The same shape applies wherever AI produces artifacts that must be reviewed before use — drafts, designs, recommendations, plans. The components rename naturally ("accepted recommendations," "accepted designs"). The "stayed there" clause becomes "still in use after N days." The metric generalizes; this site focuses on code because that is where the literature and the measurement infrastructure are best developed.

How does CPAC relate to DORA metrics?

DORA metrics describe how a delivery system behaves: how often it ships, how quickly, with what failure rate. CPAC describes what that behavior costs. The two are complementary; CPAC is the dollar layer DORA was never designed to be.
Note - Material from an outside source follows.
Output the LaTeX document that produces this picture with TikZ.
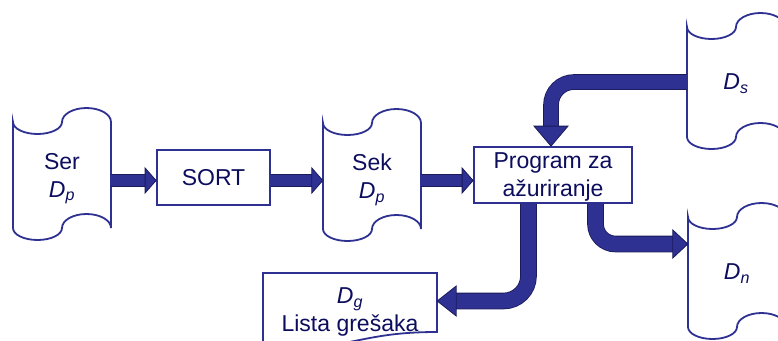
\documentclass[tikz,border=0pt]{standalone}
\usepackage{fontspec}
\setmainfont{Liberation Sans}
\usetikzlibrary{calc}
\definecolor{tapeblue}{HTML}{2E3192}
\definecolor{arrfill}{HTML}{2E3192}
\definecolor{arrdark}{HTML}{1A1A5A}
\definecolor{txt}{HTML}{0D0D5E}
\newcommand\dsub[2]{\textit{#1}\textsubscript{\textit{#2}}}
\newcommand\tapepath[3]{%
  \draw[tapeline] (#1,#2)
     arc[start angle=180,end angle=360,x radius=24.5pt,y radius=12pt]
     arc[start angle=180,end angle=0,x radius=24.5pt,y radius=14pt]
     -- ++(0,#3)
     arc[start angle=0,end angle=180,x radius=24.5pt,y radius=14pt]
     arc[start angle=0,end angle=-180,x radius=24.5pt,y radius=12pt]
     -- cycle;}
\newcommand\fatarrow[5]{%
  \draw[arrout, line width={#2+1.6pt}] #1;
  \draw[arrin, line width=#2] #1;
  \filldraw[arrhead] #3 -- #4 -- #5 -- cycle;}
\begin{document}
\begin{tikzpicture}[x=1pt,y=-1pt,
  tapeline/.style={draw=tapeblue, line width=1.8pt, fill=white},
  tapetext/.style={text=txt, align=center, inner sep=0pt, minimum width=98pt,
    text depth=0pt, font=\fontsize{23}{28}\selectfont},
  procbox/.style={draw=tapeblue, line width=1.8pt, fill=white, text=txt, align=center,
    inner sep=0pt, text depth=0pt, font=\fontsize{23}{28}\selectfont},
  arrout/.style={draw=arrdark},
  arrin/.style={draw=arrfill},
  arrhead/.style={fill=arrfill, draw=arrdark, line width=0.8pt, line join=miter}]
\useasboundingbox (0,0) rectangle (778,340);
\clip (0,0) rectangle (778,340);

% tapes
\tapepath{13}{122}{106}
\node[tapetext, minimum height=106pt] (ser) at (62,175) {Ser\\\dsub{D}{p}};
\tapepath{323}{123}{106}
\node[tapetext, minimum height=106pt] (sek) at (372,176) {Sek\\\dsub{D}{p}};
\tapepath{687}{27}{110}
\node[tapetext, minimum height=110pt] (ds) at (736,82) {\dsub{D}{s}};
\tapepath{688}{217}{110}
\node[tapetext, minimum height=110pt] (dn) at (737,272) {\dsub{D}{n}};

% document
\draw[tapeline] (263,273) -- (437,273) -- (437,332)
   .. controls (350,332) and (350,355) .. (263,342) -- cycle;
\node[tapetext, minimum width=174pt, minimum height=74pt] (lista) at (350,310)
   {\dsub{D}{g}\\Lista grešaka};

% process boxes
\node[procbox, minimum width=113pt, minimum height=55pt] (sort) at (213.5,177.5) {SORT};
\node[procbox, minimum width=158pt, minimum height=56pt] (prog) at (553,175) {Program za\\ažuriranje};

% arrows
\coordinate (t1) at ([yshift=-3pt]sort.west);
\fatarrow{(ser.east |- t1) -- ($(t1)+(-11,0)$)}{11pt}{(t1)}{($(t1)+(-11,-12.5)$)}{($(t1)+(-11,12.5)$)}
\coordinate (t2) at ([yshift=-4.5pt]sek.west);
\fatarrow{(sort.east |- t2) -- ($(t2)+(-11,0)$)}{11pt}{(t2)}{($(t2)+(-11,-12.5)$)}{($(t2)+(-11,12.5)$)}
\coordinate (t3) at ([yshift=-5.5pt]prog.west);
\fatarrow{(sek.east |- t3) -- ($(t3)+(-11,0)$)}{11pt}{(t3)}{($(t3)+(-11,-12.5)$)}{($(t3)+(-11,12.5)$)}

\coordinate (t4) at ([xshift=-2pt]prog.north);
\fatarrow{[rounded corners=23pt] (ds.west) -| ($(t4)+(0,-20)$)}{14pt}{(t4)}{($(t4)+(-17,-20)$)}{($(t4)+(17,-20)$)}

\coordinate (s5) at ([xshift=-24.5pt]prog.south);
\coordinate (t5) at ([yshift=9pt]lista.east);
\fatarrow{[rounded corners=25pt] (s5) |- ($(t5)+(19,0)$)}{15pt}{(t5)}{($(t5)+(19,-15)$)}{($(t5)+(19,15)$)}

\coordinate (s6) at ([xshift=42.5pt]prog.south);
\coordinate (t6) at ([yshift=28pt]dn.west);
\fatarrow{[rounded corners=20pt] (s6) |- ($(t6)+(-15,0)$)}{15pt}{(t6)}{($(t6)+(-15,-14)$)}{($(t6)+(-15,14)$)}
\end{tikzpicture}
\end{document}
The cleanest illustration is the change-failure-rate gap. Change failure rate counts incidents — not the cost of the rework those incidents demand. Two teams can post an identical 8% change failure rate: one absorbs the rework with senior engineers at $200/hour over a 40-hour week, the other with junior engineers at $100/hour over four 10-hour weeks. Same DORA number, ~2× difference in rework cost, completely different return on the AI investment that produced the failures. CPAC sees the difference because rework is a numerator line; DORA sees only the incident count. This is exactly the AI-augmented failure mode — review and rework cost climbs while DORA's headline holds.
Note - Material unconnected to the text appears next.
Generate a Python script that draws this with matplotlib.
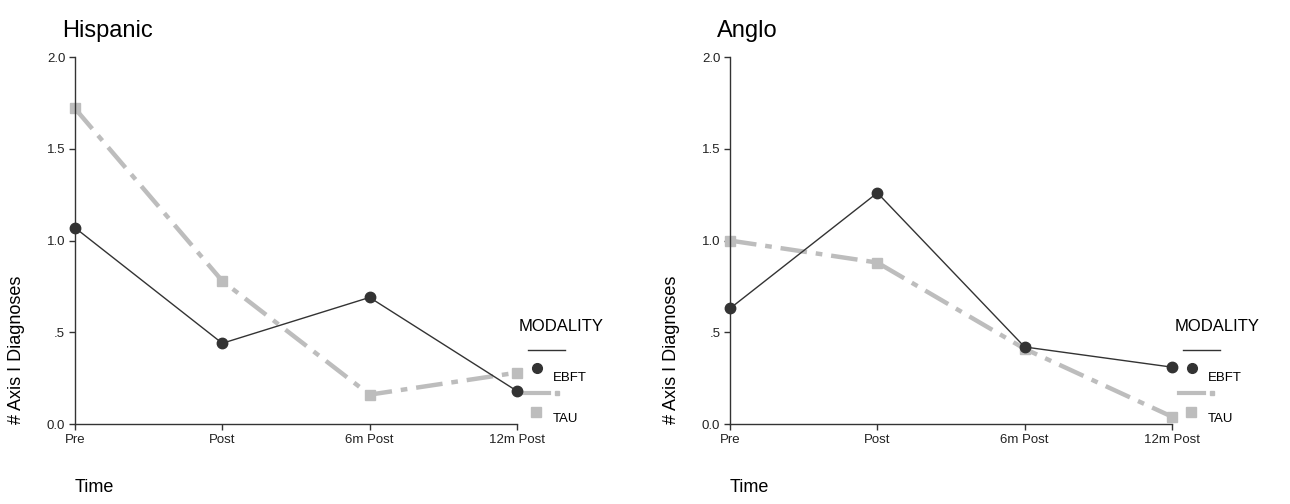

Run DORA for delivery-system behavior. Run CPAC for delivery-system economics. The two together — DORA as leading indicator, CPAC as cost outcome — is the right reporting posture for a finance-aware engineering organization.

How does CPAC relate to FinOps?

CPAC is FinOps cost-to-serve, moved one layer upstream. FinOps measures the unit cost of running software. CPAC measures the unit cost of producing trusted software. Organizations with mature FinOps practices already have most of the inputs; CPAC just rearranges them around the accepted-change denominator.
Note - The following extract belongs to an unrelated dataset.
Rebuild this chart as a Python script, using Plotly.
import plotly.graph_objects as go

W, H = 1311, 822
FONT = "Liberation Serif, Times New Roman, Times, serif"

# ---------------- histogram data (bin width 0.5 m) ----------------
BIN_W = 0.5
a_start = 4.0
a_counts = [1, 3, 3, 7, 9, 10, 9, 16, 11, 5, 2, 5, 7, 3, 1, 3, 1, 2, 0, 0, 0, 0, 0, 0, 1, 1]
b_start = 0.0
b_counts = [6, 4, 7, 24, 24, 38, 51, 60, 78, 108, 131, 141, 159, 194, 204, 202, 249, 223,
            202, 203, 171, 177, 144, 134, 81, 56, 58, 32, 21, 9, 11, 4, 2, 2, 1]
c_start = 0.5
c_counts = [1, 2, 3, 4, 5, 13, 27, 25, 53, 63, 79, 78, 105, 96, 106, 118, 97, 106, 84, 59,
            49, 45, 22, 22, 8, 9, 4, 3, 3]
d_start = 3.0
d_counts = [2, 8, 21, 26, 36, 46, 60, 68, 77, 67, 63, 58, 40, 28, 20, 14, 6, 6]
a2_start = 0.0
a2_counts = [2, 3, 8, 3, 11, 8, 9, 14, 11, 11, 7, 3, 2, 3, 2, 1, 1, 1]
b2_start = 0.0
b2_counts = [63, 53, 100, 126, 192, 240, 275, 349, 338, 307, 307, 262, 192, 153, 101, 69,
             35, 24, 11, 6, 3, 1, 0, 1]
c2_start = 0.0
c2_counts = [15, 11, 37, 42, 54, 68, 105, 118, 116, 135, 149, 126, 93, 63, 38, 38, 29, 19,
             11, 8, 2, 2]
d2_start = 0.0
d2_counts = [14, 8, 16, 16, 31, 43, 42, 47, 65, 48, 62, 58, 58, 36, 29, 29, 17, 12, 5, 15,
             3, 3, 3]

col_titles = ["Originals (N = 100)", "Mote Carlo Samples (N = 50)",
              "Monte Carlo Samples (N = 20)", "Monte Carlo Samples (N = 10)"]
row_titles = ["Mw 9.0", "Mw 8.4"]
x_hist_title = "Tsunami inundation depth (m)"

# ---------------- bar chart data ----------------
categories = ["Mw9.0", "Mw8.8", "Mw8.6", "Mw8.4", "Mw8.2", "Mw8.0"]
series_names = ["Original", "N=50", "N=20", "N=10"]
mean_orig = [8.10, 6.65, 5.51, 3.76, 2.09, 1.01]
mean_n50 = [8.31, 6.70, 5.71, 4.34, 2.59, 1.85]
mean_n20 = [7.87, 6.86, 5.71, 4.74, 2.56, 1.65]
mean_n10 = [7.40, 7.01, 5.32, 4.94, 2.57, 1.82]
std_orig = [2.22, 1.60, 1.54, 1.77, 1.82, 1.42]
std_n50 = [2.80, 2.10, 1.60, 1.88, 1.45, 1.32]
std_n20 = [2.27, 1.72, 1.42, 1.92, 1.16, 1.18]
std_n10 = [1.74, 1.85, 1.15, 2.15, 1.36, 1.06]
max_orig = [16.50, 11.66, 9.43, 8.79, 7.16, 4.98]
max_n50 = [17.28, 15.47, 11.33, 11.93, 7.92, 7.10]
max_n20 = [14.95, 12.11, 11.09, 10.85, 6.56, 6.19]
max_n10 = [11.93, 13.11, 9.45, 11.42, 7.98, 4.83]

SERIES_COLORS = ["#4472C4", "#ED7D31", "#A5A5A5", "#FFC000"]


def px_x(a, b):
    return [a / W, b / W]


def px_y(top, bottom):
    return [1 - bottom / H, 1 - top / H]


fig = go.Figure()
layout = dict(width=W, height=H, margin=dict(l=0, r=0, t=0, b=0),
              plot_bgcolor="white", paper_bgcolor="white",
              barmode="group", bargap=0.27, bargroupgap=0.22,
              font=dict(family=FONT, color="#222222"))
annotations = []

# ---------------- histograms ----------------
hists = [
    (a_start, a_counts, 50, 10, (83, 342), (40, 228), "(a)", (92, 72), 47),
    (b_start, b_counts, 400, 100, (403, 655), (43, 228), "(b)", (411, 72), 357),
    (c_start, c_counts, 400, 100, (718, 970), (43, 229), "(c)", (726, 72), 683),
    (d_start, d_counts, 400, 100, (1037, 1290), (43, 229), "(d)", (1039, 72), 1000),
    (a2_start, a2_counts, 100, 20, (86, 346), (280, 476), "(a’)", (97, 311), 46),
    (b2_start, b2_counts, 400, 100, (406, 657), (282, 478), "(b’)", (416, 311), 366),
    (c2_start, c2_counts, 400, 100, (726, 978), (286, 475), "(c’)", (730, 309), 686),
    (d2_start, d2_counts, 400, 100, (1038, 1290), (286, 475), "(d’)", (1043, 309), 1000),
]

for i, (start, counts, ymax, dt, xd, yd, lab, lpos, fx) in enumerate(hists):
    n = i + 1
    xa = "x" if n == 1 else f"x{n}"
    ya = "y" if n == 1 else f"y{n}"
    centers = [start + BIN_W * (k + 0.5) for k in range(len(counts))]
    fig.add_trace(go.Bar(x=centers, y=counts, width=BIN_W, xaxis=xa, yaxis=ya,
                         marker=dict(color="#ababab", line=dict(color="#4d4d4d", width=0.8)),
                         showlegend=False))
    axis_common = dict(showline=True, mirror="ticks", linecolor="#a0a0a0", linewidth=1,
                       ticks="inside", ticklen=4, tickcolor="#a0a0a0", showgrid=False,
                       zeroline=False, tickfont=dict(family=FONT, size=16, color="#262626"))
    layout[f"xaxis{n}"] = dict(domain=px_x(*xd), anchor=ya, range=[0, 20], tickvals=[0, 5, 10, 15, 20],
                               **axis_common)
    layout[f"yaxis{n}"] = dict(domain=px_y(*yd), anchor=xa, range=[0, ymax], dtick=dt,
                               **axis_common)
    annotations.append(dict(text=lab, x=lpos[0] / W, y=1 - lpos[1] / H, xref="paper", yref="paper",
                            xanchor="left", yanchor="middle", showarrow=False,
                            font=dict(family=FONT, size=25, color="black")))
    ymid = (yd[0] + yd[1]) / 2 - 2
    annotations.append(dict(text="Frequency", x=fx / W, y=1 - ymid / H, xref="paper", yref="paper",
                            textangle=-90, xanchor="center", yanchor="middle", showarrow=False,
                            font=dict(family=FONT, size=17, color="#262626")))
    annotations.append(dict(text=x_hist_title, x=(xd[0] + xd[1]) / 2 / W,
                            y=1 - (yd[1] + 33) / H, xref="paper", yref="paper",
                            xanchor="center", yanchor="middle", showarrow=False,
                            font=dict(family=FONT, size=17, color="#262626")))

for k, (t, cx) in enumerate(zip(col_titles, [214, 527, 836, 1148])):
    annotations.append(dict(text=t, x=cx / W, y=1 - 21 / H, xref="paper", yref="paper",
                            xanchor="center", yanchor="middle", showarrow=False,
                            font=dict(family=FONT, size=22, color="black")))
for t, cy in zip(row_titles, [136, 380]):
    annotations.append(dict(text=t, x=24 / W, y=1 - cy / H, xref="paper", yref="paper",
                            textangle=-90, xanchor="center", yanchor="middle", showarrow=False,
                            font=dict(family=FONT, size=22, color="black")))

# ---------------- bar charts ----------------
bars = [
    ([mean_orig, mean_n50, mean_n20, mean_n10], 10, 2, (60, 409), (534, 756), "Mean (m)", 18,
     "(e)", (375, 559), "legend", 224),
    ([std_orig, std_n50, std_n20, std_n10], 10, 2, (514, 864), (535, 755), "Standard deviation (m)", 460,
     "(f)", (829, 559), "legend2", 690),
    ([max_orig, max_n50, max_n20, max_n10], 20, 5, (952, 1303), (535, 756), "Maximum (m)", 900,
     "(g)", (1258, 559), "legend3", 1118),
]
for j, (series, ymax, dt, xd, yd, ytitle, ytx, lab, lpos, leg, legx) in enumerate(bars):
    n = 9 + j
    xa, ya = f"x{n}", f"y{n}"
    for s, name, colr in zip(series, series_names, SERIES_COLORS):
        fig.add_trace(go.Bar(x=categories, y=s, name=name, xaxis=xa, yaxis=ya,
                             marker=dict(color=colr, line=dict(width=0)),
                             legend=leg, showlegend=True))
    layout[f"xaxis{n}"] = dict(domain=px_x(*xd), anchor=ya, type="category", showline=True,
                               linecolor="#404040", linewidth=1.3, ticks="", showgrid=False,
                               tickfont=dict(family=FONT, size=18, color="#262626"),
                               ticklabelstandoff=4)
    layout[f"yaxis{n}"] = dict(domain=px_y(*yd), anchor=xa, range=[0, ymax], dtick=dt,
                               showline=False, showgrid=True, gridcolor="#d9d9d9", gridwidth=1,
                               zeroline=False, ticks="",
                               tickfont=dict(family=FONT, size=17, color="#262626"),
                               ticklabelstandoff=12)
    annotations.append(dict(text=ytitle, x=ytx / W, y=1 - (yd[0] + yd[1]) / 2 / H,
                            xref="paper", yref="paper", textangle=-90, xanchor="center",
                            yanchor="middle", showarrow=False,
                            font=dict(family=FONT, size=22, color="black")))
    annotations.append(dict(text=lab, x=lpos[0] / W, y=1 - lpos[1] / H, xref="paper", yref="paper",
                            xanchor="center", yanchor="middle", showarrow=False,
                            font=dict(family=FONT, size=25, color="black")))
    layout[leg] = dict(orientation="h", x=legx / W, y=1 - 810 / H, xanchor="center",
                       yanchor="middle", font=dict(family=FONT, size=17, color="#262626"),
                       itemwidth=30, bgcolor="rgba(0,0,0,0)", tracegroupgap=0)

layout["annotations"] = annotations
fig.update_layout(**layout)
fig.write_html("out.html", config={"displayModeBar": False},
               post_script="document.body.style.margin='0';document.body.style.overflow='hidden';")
Can I use cost per accepted change alone?

No, for two reasons.

First, the headline is a summary — track the components. Each of the five cost components (model, infrastructure, engineering, review, rework) needs its own time series so you can diagnose what's actually moving when the headline shifts. See the entry on why track each cost component separately above.

Second, pair the headline with at least one leading indicator. Change failure rate, lead time to accepted change, machine catch rate, or DevEx pulse. The headline tells you the system's cost; the components tell you the source; the leading indicators tell you why.

Where does the metric come from?

Cost per accepted change was defined in The Delivery Gap (Brenn Hill, 2026) as the cost vertex of the Verification Triangle. See how to cite.

How do I propose a change to the definition?

Open an issue or a pull request at github.com/brennhill/cost-per-accepted-change. The goal is for the definition to remain stable; refinements, worked examples, and translations are welcome.